Jadi, dalam progressive sanctification, siapakah yang mengubah? Hanya Tuhan sajalah. Siapakah yang berubah? Hanya kita. Bisakah kita mengubah zaman? Tidak. Apakah kita harus mengubah zaman? Pasti. Lalu, bagaimana kita mengubah zaman? Bukan dengan mengubah sesuai kehendak kita atau sesuai apa yang kita pikir sebagai kehendak Allah. Manusia yang perspektifnya terbatas hanya dapat hidup dengan iman bahwa Tuhan mengerjakan segala sesuatu untuk kebaikan kita. Maka apapun konteks penderitaan yang kita hadapi, sadarlah bahwa Tuhan tidak mungkin salah memberikan konteks. Terimalah penderitaan itu, janganlah marah karena para pembuat kejahatan, tapi berharaplah pada Tuhan dan lakukanlah kebaikan (terjemahan bebas Mzm. 37:1,3), sebab Tuhan tidak mungkin memberikan sesuatu yang kita tidak sanggup terima. Arahkan perubahan selalu mulai dari diri, dengan kuasa yang Tuhan berikan lewat karya Roh Kudus di dalam kita, meskipun kita adalah pihak yang benar di dalam ketidakadilan. Dan kemudian kita menyerahkan dalam waktu Tuhan, penentuan Tuhan, cara Tuhan, dan Ia yang tidak pernah bekerja sia-sia akan mengubah zaman sesuai kemauan-Nya lewat pekerjaan tangan hamba-hamba-Nya. Mungkin rencana-Nya sesuai atau bisa juga tidak ada hubungannya sama sekali dengan apa yang kita rasa harus diubah. Mungkin keadaan yang kita rasa rusak sampai kita mati tidak diubah-Nya. Ia membuat segala sesuatu indah pada waktu-Nya, tapi mungkin kita sudah mati sebelum waktu-Nya tiba. Ini pun tidak menjadi masalah, sebab rencana adalah milik-Nya dan semua pekerjaan kita adalah pekerjaan-Nya.
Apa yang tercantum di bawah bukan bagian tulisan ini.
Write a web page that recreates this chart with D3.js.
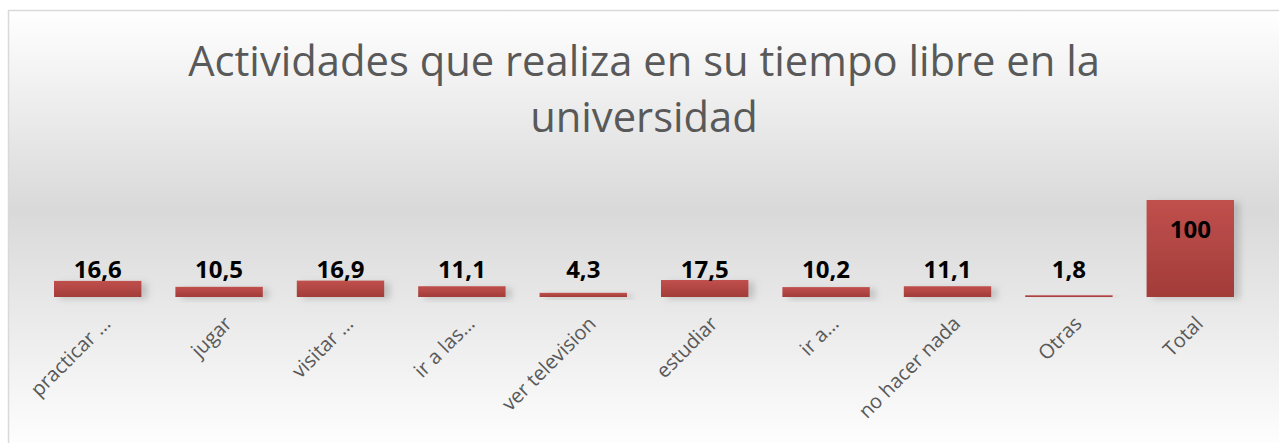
<!DOCTYPE html>
<html>
<head>
<meta charset="utf-8">
<script src="https://cdn.jsdelivr.net/npm/d3@7"></script>
<style>
  html, body { margin: 0; padding: 0; background: #ffffff; }
  .title { font-family: "Open Sans", sans-serif; fill: #595959; }
  .value-label { font-family: "Open Sans", sans-serif; font-weight: bold; font-size: 24px; fill: #000000; }
  .cat-label { font-family: "Open Sans", sans-serif; font-size: 20px; fill: #595959; }
</style>
</head>
<body>
<div id="chart"></div>
<script>
const CANVAS_WIDTH   = 1279;
const CANVAS_HEIGHT  =  443;

const FRAME_LEFT     =    8;
const FRAME_TOP      =   10;

const PLOT_LEFT      =   37;
const PLOT_RIGHT     = 1251;
const BASELINE_Y     =  297;
const TOTAL_TOP_Y    =  200;

const TITLE_LINES  = ["Actividades que realiza en su tiempo libre en la", "universidad"];
const CATEGORIES   = ["practicar …", "jugar", "visitar …", "ir a las…", "ver television",
                      "estudiar", "ir a…", "no hacer nada", "Otras", "Total"];
const VALUES       = [16.6, 10.5, 16.9, 11.1, 4.3, 17.5, 10.2, 11.1, 1.8, 100];
const VALUE_TEXT   = ["16,6", "10,5", "16,9", "11,1", "4,3", "17,5", "10,2", "11,1", "1,8", "100"];

var svg = d3.select("#chart")
            .append("svg")
            .attr("width", CANVAS_WIDTH)
            .attr("height", CANVAS_HEIGHT);

var defs = svg.append("defs");

// chart area background: white -> grey -> white
var bg = defs.append("linearGradient")
             .attr("id", "bg-grad")
             .attr("x1", 0).attr("y1", 0).attr("x2", 0).attr("y2", 1);
bg.append("stop").attr("offset", "0%").attr("stop-color", "#ffffff");
bg.append("stop").attr("offset", "45%").attr("stop-color", "#d9d9d9");
bg.append("stop").attr("offset", "100%").attr("stop-color", "#ffffff");

var barGrad = defs.append("linearGradient")
                  .attr("id", "bar-grad")
                  .attr("x1", 0).attr("y1", 0).attr("x2", 0).attr("y2", 1);
barGrad.append("stop").attr("offset", "0%").attr("stop-color", "#c0504d");
barGrad.append("stop").attr("offset", "100%").attr("stop-color", "#a23c39");

var shadow = defs.append("filter")
                 .attr("id", "bar-shadow")
                 .attr("x", "-20%").attr("y", "-50%")
                 .attr("width", "150%").attr("height", "200%");
shadow.append("feDropShadow")
      .attr("dx", 6).attr("dy", 2)
      .attr("stdDeviation", 3)
      .attr("flood-color", "#7f7f7f")
      .attr("flood-opacity", 0.35);

svg.append("rect")
   .attr("x", FRAME_LEFT + 0.5)
   .attr("y", FRAME_TOP + 0.5)
   .attr("width", CANVAS_WIDTH)
   .attr("height", CANVAS_HEIGHT)
   .attr("fill", "url(#bg-grad)")
   .attr("stroke", "#d9d9d9")
   .attr("stroke-width", 1.5);

// Title, fitted to the width it has in the original
var TITLE_WIDTH = 912;
var titleSize = 40;
var t1 = svg.append("text")
            .attr("class", "title")
            .attr("text-anchor", "middle")
            .attr("x", 644)
            .attr("y", 76)
            .style("font-size", titleSize + "px")
            .text(TITLE_LINES[0]);
var w = t1.node().getComputedTextLength();
titleSize = Math.min(44, titleSize * TITLE_WIDTH / w);
t1.style("font-size", titleSize + "px");
svg.append("text")
   .attr("class", "title")
   .attr("text-anchor", "middle")
   .attr("x", 644)
   .attr("y", 132)
   .style("font-size", titleSize + "px")
   .text(TITLE_LINES[1]);

var xScale = d3.scaleBand()
               .domain(CATEGORIES)
               .range([PLOT_LEFT, PLOT_RIGHT])
               .paddingInner(0.28)
               .paddingOuter(0.14);

var yScale = d3.scaleLinear()
               .domain([0, 100])
               .range([BASELINE_Y, TOTAL_TOP_Y]);

var data = CATEGORIES.map((c, i) => ({cat: c, v: VALUES[i], txt: VALUE_TEXT[i]}));

svg.selectAll("rect.bar")
   .data(data)
   .enter()
   .append("rect")
   .attr("class", "bar")
   .attr("x", d => xScale(d.cat))
   .attr("y", d => yScale(d.v))
   .attr("width", xScale.bandwidth())
   .attr("height", d => yScale(0) - yScale(d.v))
   .attr("fill", "url(#bar-grad)")
   .attr("filter", "url(#bar-shadow)");

// value labels: outside end sits on a common line, the tall bar gets it inside
svg.selectAll("text.value-label")
   .data(data)
   .enter()
   .append("text")
   .attr("class", "value-label")
   .attr("text-anchor", "middle")
   .attr("x", d => xScale(d.cat) + xScale.bandwidth() / 2)
   .attr("y", d => d.v > 50 ? yScale(d.v) + 38 : Math.min(yScale(d.v), yScale(18)) - 2)
   .text(d => d.txt);

// category labels, rotated
var xAxis = d3.axisBottom(xScale).tickSize(0).tickPadding(0);
var gx = svg.append("g")
            .attr("transform", "translate(0," + BASELINE_Y + ")")
            .call(xAxis);
gx.select(".domain").remove();
gx.attr("font-size", null).attr("font-family", null);
gx.selectAll(".tick text")
  .attr("class", "cat-label")
  .attr("fill", null)
  .attr("text-anchor", "end")
  .attr("y", 0)
  .attr("dy", null)
  .attr("transform", "translate(14,28) rotate(-45)");
</script>
</body>
</html>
Dialah subjek dari segala sesuatu. Siapa yang dapat menyelami kedalaman pikiran-Nya? Inilah apa artinya menjadi orang Kristen Reformed. Menjadi orang Reformed bukan hanya berarti orang yang me-reform-kan dunia, tapi adalah orang yang hidupnya dibentuk ulang oleh Tuhan untuk lalu Ia pakai mengubah zaman. Berubah atau mengubah? Inilah kesukacitaan kita, bahwa dalam Tuhan, berubah adalah mengubah. Soli Deo Gloria.